皆様がご覧になる楽しみを奪わないよう、これ以上詳細を書く事は差し控えさせて頂きますが、本作は80年代だからこそ可能だった「好きな事を楽しみながら成長できた時代」を思い出させてくれる作品。
プロモーションビデオと、その結果によって生まれたバンドのアイデンティティの映像化というのは、80年代に誕生した新しいメディア!!
ですので当然の事ながら、作り手側も全員がプロフェッショナルという訳ではありませんので、作品レベルは玉石混合であり、審美眼の肥えた現代の方の目には、耐えられないようなレベルの作品も数多くあったよう記憶しています😅
↑黎明期プロモーションビデオの例①
KC & The Sunshine Bandの「Give It Up」。
↑「キングスマン」でも使用されていた曲です😊
↑黎明期プロモーションビデオの例②
Bomb The Bassの「Megablast」。
↑80年代は何でもありだった事が分かるカオスな映像です😆
ですので当然、コナーがラフィーナの気を引くために作った初プロモーションも、失笑を禁じ得ないような完成度!!
撮影の途中で譜面台やシンバルは倒してしまうし、意味不明な疾走シーンや、突然メンバー全員が手を叩くという謎演出なども、80年代プロモーションビデオあるあるなのではないかと思います😊
↑カット編集ができないので移動は各自!
いや、そのシーンは映しちゃダメでしょ
↑必見!「初めてのMV制作」
ですが、そんな自主制作活動を経る事でコナーは次第に、ミュージシャンとしての才能を開花させてゆきます!
そう。
才能と言うのは、実体験をした人だけがスキルアップしてゆくもの!!
最初はラフィーナの気をひくために始めたコナーのプロモーションビデオ撮影は、音楽好きの兄の協力も手伝って、映像としてだけでなく、ファッションや音楽性、そして最後にはソウルフルな歌詞さえも生み出す原動力となっていったのです😉
↑グラムに影響を受けて化粧をしたり…
↑兄からザ・キュアーというバンドを教えてもらい
ファッションはソリッドなブラックに…
↑そして遂にはファッションではなく
ソウルを持ったシンガーに成長していきます!
私見ですがそんな本作は、SNSなどで世界中に自分が作ったものを動画配信できるようになった現代の10代の子供たちにこそ観て頂きたい、自分が好きなものを配信する事で成長する事の楽しさを描いた素晴らしい作品!!

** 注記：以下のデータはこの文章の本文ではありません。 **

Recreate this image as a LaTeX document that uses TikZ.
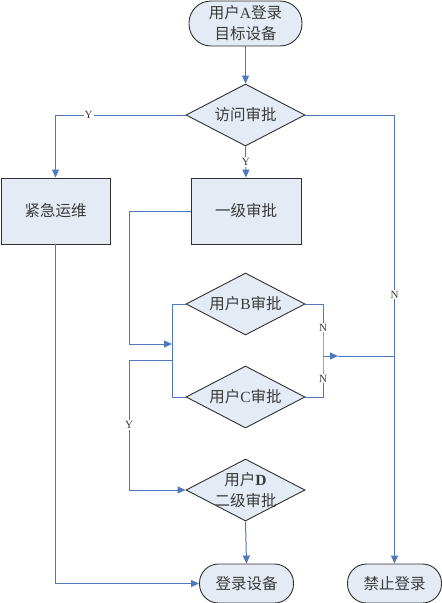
\documentclass[tikz,border=0pt]{standalone}
\usepackage{fontspec}
\setmainfont{Liberation Serif}
\newfontfamily\cjk{Noto Sans CJK SC}
\usetikzlibrary{shapes.geometric,arrows.meta}
\definecolor{fillc}{HTML}{E5EBF5}
\definecolor{linec}{HTML}{5078BE}
\definecolor{bordc}{HTML}{303030}
\definecolor{textc}{HTML}{3A3A3A}
\tikzset{
  base/.style={draw=bordc, line width=0.9pt, fill=fillc, text=textc, inner sep=0pt,
    font=\fontsize{15.5}{21}\selectfont, align=center},
  term/.style={base, rectangle, rounded corners=#1},
  box/.style={base, rectangle},
  dia/.style={base, diamond, minimum width=119pt, minimum height=62pt},
  dlab/.style={text=textc, font=\fontsize{15.5}{21}\selectfont, align=center},
  conn/.style={draw=linec, line width=1pt},
  arr/.style={conn, -{Triangle[length=8pt,width=7pt]}, fill=none},
  yn/.style={fill=white, inner sep=1pt, text=textc, font=\fontsize{11}{12}\selectfont}
}
\newcommand{\cz}[1]{{\cjk #1}}
\begin{document}
\begin{tikzpicture}[x=1pt,y=-1pt]
\useasboundingbox (0,0) rectangle (442,603);
\node[term=22pt, minimum width=113pt, minimum height=45pt] (start) at (245.5,23.5)
  {\cz{用户}A\cz{登录}\\\cz{目标设备}};
\node[dia, label={[dlab]center:\cz{访问审批}}] (d1) at (245.5,115) {};
\node[box, minimum width=109pt, minimum height=66pt] (em) at (55.5,211) {\cz{紧急运维}};
\node[box, minimum width=110pt, minimum height=66pt] (l1) at (246,211) {\cz{一级审批}};
\node[dia, label={[dlab]center:\cz{用户}B\cz{审批}}] (dB) at (245.5,304) {};
\node[dia, label={[dlab]center:\cz{用户}C\cz{审批}}] (dC) at (245.5,397) {};
\node[dia, label={[dlab]center:\cz{用户}\textbf{D}\\\cz{二级审批}}] (dD) at (245.5,490) {};
\node[term=19pt, minimum width=94pt, minimum height=39pt] (login) at (246.5,583.5) {\cz{登录设备}};
\node[term=19pt, minimum width=94pt, minimum height=39pt] (deny) at (394.5,583.5) {\cz{禁止登录}};

\coordinate (lA) at (129,211);
\coordinate (lB) at (129,344);
\coordinate (jL) at (172,344);
\coordinate (jB) at (172,304);
\coordinate (jC) at (172,397);
\coordinate (jY) at (172,360);
\coordinate (lY) at (129,360);
\coordinate (lD) at (129,490);
\coordinate (rB) at (323,304);
\coordinate (rC) at (323,397);
\coordinate (rM) at (323,356);
\coordinate (rA) at (338,356);
\coordinate (rN) at (395,356);

\draw[arr] (start.south) -- (d1.north);
\draw[arr] (d1.west) -| node[yn, pos=0.373] {Y} (em.north);
\draw[arr] (d1.south) -- node[yn, pos=0.5] {Y} (l1.north);
\draw[arr] (d1.east) -| node[yn, pos=0.7] {N} (deny.north);
\draw[conn] (l1.west) -- (lA) -- (lB);
\draw[arr] (lB) -- (jL);
\draw[conn] (dB.west) -- (jB) -- (jC) -- (dC.west);
\draw[conn] (jY) -- (lY);
\draw[arr] (lY) -- node[yn, pos=0.5] {Y} (lD) -- (dD.west);
\draw[conn] (dB.east) -- (rB) -- node[yn, pos=0.45] {N} (rM) -- node[yn, pos=0.55] {N} (rC) -- (dC.east);
\draw[arr] (rM) -- (rA);
\draw[conn] (rA) -- (rN);
\draw[arr] (dD.south) -- (login.north);
\draw[arr] (em.south) |- (login.west);
\end{tikzpicture}
\end{document}
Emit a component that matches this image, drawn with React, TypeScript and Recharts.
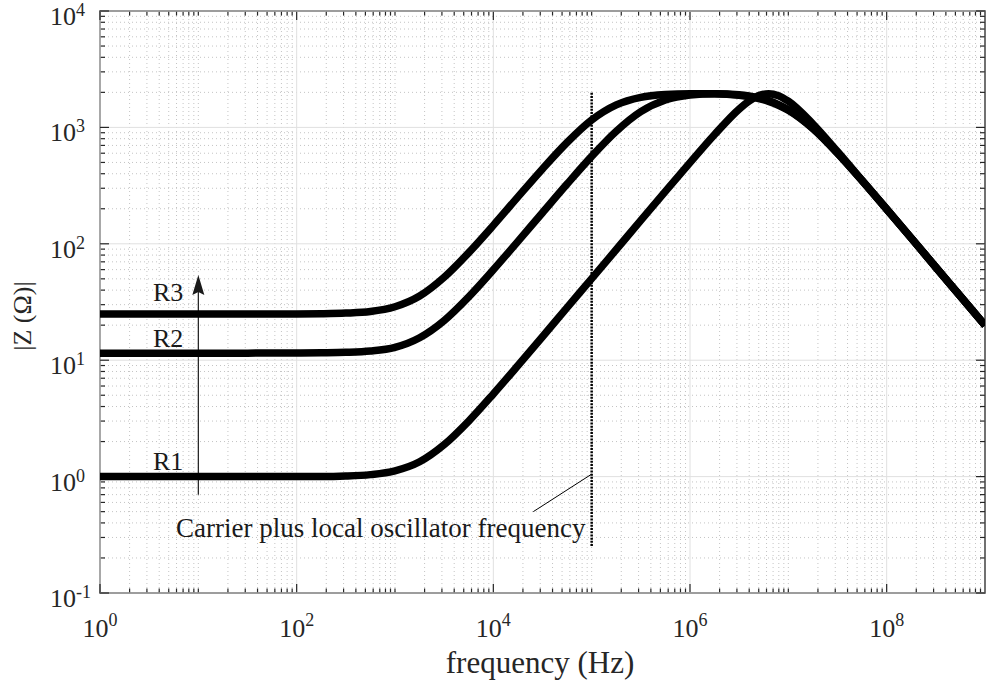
import {
  LineChart,
  Line,
  XAxis,
  YAxis,
  ReferenceLine,
  ReferenceDot,
  ReferenceArea
} from 'recharts';

// frequency points (Hz)
const freq = [
  1, 3.16, 10, 31.6, 100, 178, 316, 562, 1000, 1780, 3160, 5620, 1e4, 1.78e4,
  3.16e4, 5.62e4, 1e5, 1.78e5, 3.16e5, 5.62e5, 1e6, 1.78e6, 3.16e6, 3.98e6,
  5.01e6, 6.31e6, 7.94e6, 1e7, 1.78e7, 3.16e7, 5.62e7, 1e8, 1.78e8, 3.16e8,
  5.62e8, 1e9
];

// |Z| in ohms
const impedanceR1 = [
  1.0, 1.0, 1.0, 1.0, 1.0, 1.0, 1.01, 1.04, 1.12, 1.34, 1.88, 3.0, 5.13, 9.0,
  15.9, 28.3, 50.2, 89.3, 159, 282, 498, 869, 1437, 1683, 1876, 1950, 1873,
  1678, 1069, 621, 352, 199, 112, 62.9, 35.4, 19.9
];
const impedanceR2 = [
  11.5, 11.5, 11.5, 11.5, 11.55, 11.6, 11.7, 12.0, 12.9, 15.6, 21.9, 35.0,
  59.8, 105, 185, 326, 564, 927, 1366, 1719, 1898, 1950, 1910, 1864, 1794,
  1697, 1570, 1416, 978, 601, 349, 198, 112, 62.9, 35.4, 19.9
];
const impedanceR3 = [
  25, 25, 25, 25, 25, 25.1, 25.4, 26.2, 28.8, 35.6, 51.6, 83.9, 144, 253, 440,
  742, 1157, 1559, 1810, 1916, 1948, 1941, 1884, 1837, 1769, 1674, 1551, 1402,
  974, 600, 348, 198, 112, 62.9, 35.4, 19.9
];

// axis ticks
const xMajorTicks = [1, 1e2, 1e4, 1e6, 1e8];
const xMajorLabels = ['0', '2', '4', '6', '8'];
const yMajorTicks = [0.1, 1, 10, 100, 1000, 1e4];
const yMajorLabels = ['-1', '0', '1', '2', '3', '4'];
const minorSteps = [2, 3, 4, 5, 6, 7, 8, 9];
const xDecades = [1, 10, 100, 1e3, 1e4, 1e5, 1e6, 1e7, 1e8];
const xOddDecades = [10, 1e3, 1e5, 1e7];
const yDecades = [0.1, 1, 10, 100, 1000];

// annotations
const curveLabels = [
  { text: 'R3', f: 3.46, z: 32.3 },
  { text: 'R2', f: 3.46, z: 13.0 },
  { text: 'R1', f: 3.46, z: 1.14 }
];
const carrierNote = { text: 'Carrier plus local oscillator frequency', f: 5.94, z: 0.303 };
const carrierFreq = 1e5;

const AXIS = '#262626';
const FONT = '"Liberation Serif", "Times New Roman", serif';

const chartData = freq.map((f, i) => ({
  f,
  r1: impedanceR1[i],
  r2: impedanceR2[i],
  r3: impedanceR3[i]
}));

const xMinorTicks = [
  ...xDecades.flatMap((d) => minorSteps.map((m) => m * d)),
  ...xOddDecades
];
const yMinorTicks = yDecades.flatMap((d) => minorSteps.map((m) => m * d));

const verticalGrid = (major: boolean, exp: string | null) => (p: any) => {
  const top = Math.min(p.y1, p.y2);
  const bottom = Math.max(p.y1, p.y2);
  const x = p.x1;
  const len = major ? 9 : 4.5;
  return (
    <g>
      <line
        x1={x}
        y1={top}
        x2={x}
        y2={bottom}
        stroke={major ? '#e0e0e0' : '#c4c4c4'}
        strokeWidth={1}
        strokeDasharray={major ? undefined : '1 3'}
      />
      <line x1={x} y1={bottom} x2={x} y2={bottom - len} stroke={AXIS} strokeWidth={1.2} />
      <line x1={x} y1={top} x2={x} y2={top + len} stroke={AXIS} strokeWidth={1.2} />
      {exp !== null && (
        <text x={x} y={bottom + 44} textAnchor="middle" fontFamily={FONT} fontSize={26} fill={AXIS}>
          10
          <tspan dy={-11} fontSize={18}>
            {exp}
          </tspan>
        </text>
      )}
    </g>
  );
};

const horizontalGrid = (major: boolean, exp: string | null) => (p: any) => {
  const left = Math.min(p.x1, p.x2);
  const right = Math.max(p.x1, p.x2);
  const y = p.y1;
  const len = major ? 9 : 5;
  return (
    <g>
      <line
        x1={left}
        y1={y}
        x2={right}
        y2={y}
        stroke={major ? '#e0e0e0' : '#c4c4c4'}
        strokeWidth={1}
        strokeDasharray={major ? undefined : '1 3'}
      />
      <line x1={left} y1={y} x2={left + len} y2={y} stroke={AXIS} strokeWidth={1.2} />
      <line x1={right} y1={y} x2={right - len} y2={y} stroke={AXIS} strokeWidth={1.2} />
      {exp !== null && (
        <text x={left - 50} y={y + 14} fontFamily={FONT} fontSize={26} fill={AXIS}>
          10
          <tspan dy={-9} fontSize={18}>
            {exp}
          </tspan>
        </text>
      )}
    </g>
  );
};

const arrowShape = (p: any) => {
  const tip = Math.min(p.y1, p.y2);
  const base = Math.max(p.y1, p.y2);
  const x = p.x1;
  return (
    <g>
      <line x1={x} y1={base} x2={x} y2={tip + 12} stroke="#1a1a1a" strokeWidth={1.2} />
      <polygon
        points={`${x},${tip} ${x - 6},${tip + 20} ${x},${tip + 17} ${x + 6},${tip + 20}`}
        fill="#1a1a1a"
      />
    </g>
  );
};

const textShape = (text: string, size: number) => (p: any) => (
  <text x={p.cx} y={p.cy} fontFamily={FONT} fontSize={size} fill="#1a1a1a">
    {text}
  </text>
);

const App = () => {
  return (
    <div
      style={{
        position: 'absolute',
        left: 0,
        top: 0,
        width: 987,
        height: 685,
        background: '#fff'
      }}
    >
      <LineChart
        width={987}
        height={685}
        data={chartData}
        margin={{ top: 11, right: 2, bottom: 92, left: 100 }}
      >
        <XAxis
          dataKey="f"
          type="number"
          scale="log"
          domain={[1, 1e9]}
          allowDataOverflow
          hide
        />
        <YAxis type="number" scale="log" domain={[0.1, 1e4]} allowDataOverflow hide />

        {xMinorTicks.map((v) => (
          <ReferenceLine key={`xm${v}`} x={v} ifOverflow="visible" shape={verticalGrid(false, null)} />
        ))}
        {yMinorTicks.map((v) => (
          <ReferenceLine key={`ym${v}`} y={v} ifOverflow="visible" shape={horizontalGrid(false, null)} />
        ))}
        {xMajorTicks.map((v, i) => (
          <ReferenceLine
            key={`xM${v}`}
            x={v}
            ifOverflow="visible"
            shape={verticalGrid(true, xMajorLabels[i])}
          />
        ))}
        {yMajorTicks.map((v, i) => (
          <ReferenceLine
            key={`yM${v}`}
            y={v}
            ifOverflow="visible"
            shape={horizontalGrid(true, yMajorLabels[i])}
          />
        ))}

        <ReferenceLine
          segment={[
            { x: carrierFreq, y: 1980 },
            { x: carrierFreq, y: 0.25 }
          ]}
          ifOverflow="visible"
          stroke="#000"
          strokeWidth={2.5}
          strokeDasharray="2 1.2"
        />
        <ReferenceLine
          segment={[
            { x: carrierFreq, y: 1.05 },
            { x: 2.55e4, y: 0.5 }
          ]}
          ifOverflow="visible"
          stroke="#000"
          strokeWidth={1}
        />
        <ReferenceLine
          segment={[
            { x: 10, y: 0.7 },
            { x: 10, y: 54 }
          ]}
          ifOverflow="visible"
          shape={arrowShape}
        />

        <Line
          dataKey="r1"
          type="monotone"
          stroke="#000"
          strokeWidth={7.5}
          strokeLinejoin="round"
          dot={false}
          isAnimationActive={false}
        />
        <Line
          dataKey="r2"
          type="monotone"
          stroke="#000"
          strokeWidth={7.5}
          strokeLinejoin="round"
          dot={false}
          isAnimationActive={false}
        />
        <Line
          dataKey="r3"
          type="monotone"
          stroke="#000"
          strokeWidth={7.5}
          strokeLinejoin="round"
          dot={false}
          isAnimationActive={false}
        />

        {curveLabels.map((l) => (
          <ReferenceDot key={l.text} x={l.f} y={l.z} ifOverflow="visible" shape={textShape(l.text, 26)} />
        ))}
        <ReferenceDot
          x={carrierNote.f}
          y={carrierNote.z}
          ifOverflow="visible"
          shape={textShape(carrierNote.text, 27)}
        />

        <ReferenceArea
          x1={1}
          x2={1e9}
          y1={0.1}
          y2={1e4}
          ifOverflow="visible"
          fill="none"
          stroke={AXIS}
          strokeWidth={1.3}
        />
      </LineChart>
      <svg
        width={987}
        height={685}
        style={{ position: 'absolute', left: 0, top: 0, pointerEvents: 'none' }}
      >
        <text x={540} y={673} textAnchor="middle" fontFamily={FONT} fontSize={31} fill={AXIS}>
          frequency (Hz)
        </text>
        <text
          x={31}
          y={316}
          textAnchor="middle"
          fontFamily={FONT}
          fontSize={26}
          fill={AXIS}
          transform="rotate(-90, 31, 316)"
        >
          |Z (Ω)|
        </text>
      </svg>
    </div>
  );
};

export default App;
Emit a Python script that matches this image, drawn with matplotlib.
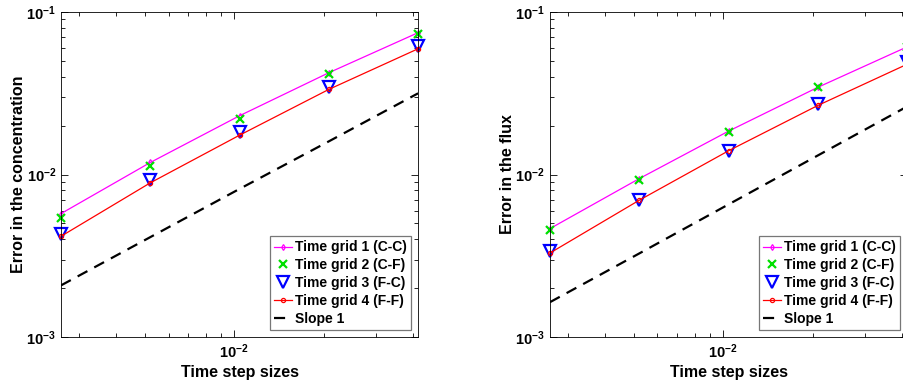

恐らくですがSNSも黎明期が終われば、洗練されたものしか評価されない時代となってしまいますが、今はまだ、若者のエネルギーを受け入れてくれる土壌が残っているフロンティアであり、10代のうちからInstagramやyoutubeを発表の場として楽しんだ世代が、次代を担うクリエイターへとなってゆくと思われるのですが、皆様はどう思われますでしょうか?
↑本作で一番可愛そうなのは、
コナーの兄のブレンダン。
ずっと音楽に詳しいブレンダンですが
プロモーションビデオが登場した80年代に
彼は10代ではなく、コナーのような
無謀な挑戦はできなくなっていたのです…
10代とは、失敗さえ許されてしまう
特権を与えられた時代!
だからこそSNSを10代で楽しんた
クリエイティブな若者たちは
20歳以上ではできない成長を
ネット上で体験できると思うのです😄
という訳で次回は
旧共産圏の宝探し
というテーマで
トレジャー
オトナタチの贈り物。
という映画を解説してみたいと思いますのでどうぞよろしくお願いいたします😘
ではまた(*゜▽゜ノノ゛☆
★おまけ★
併せて観たいイングランドが舞台の映画
「イリュージョニスト」
フランスのジャック・タチ監督の遺稿を映像化した、人生の晩秋を感じさせる、物悲しいアニメーション。
需要がなくなってしまったマジシャンは、最後の魔術を使って、寂れたイングランドの孤島で暮らしていた一人の少女だけを幸せにするのです。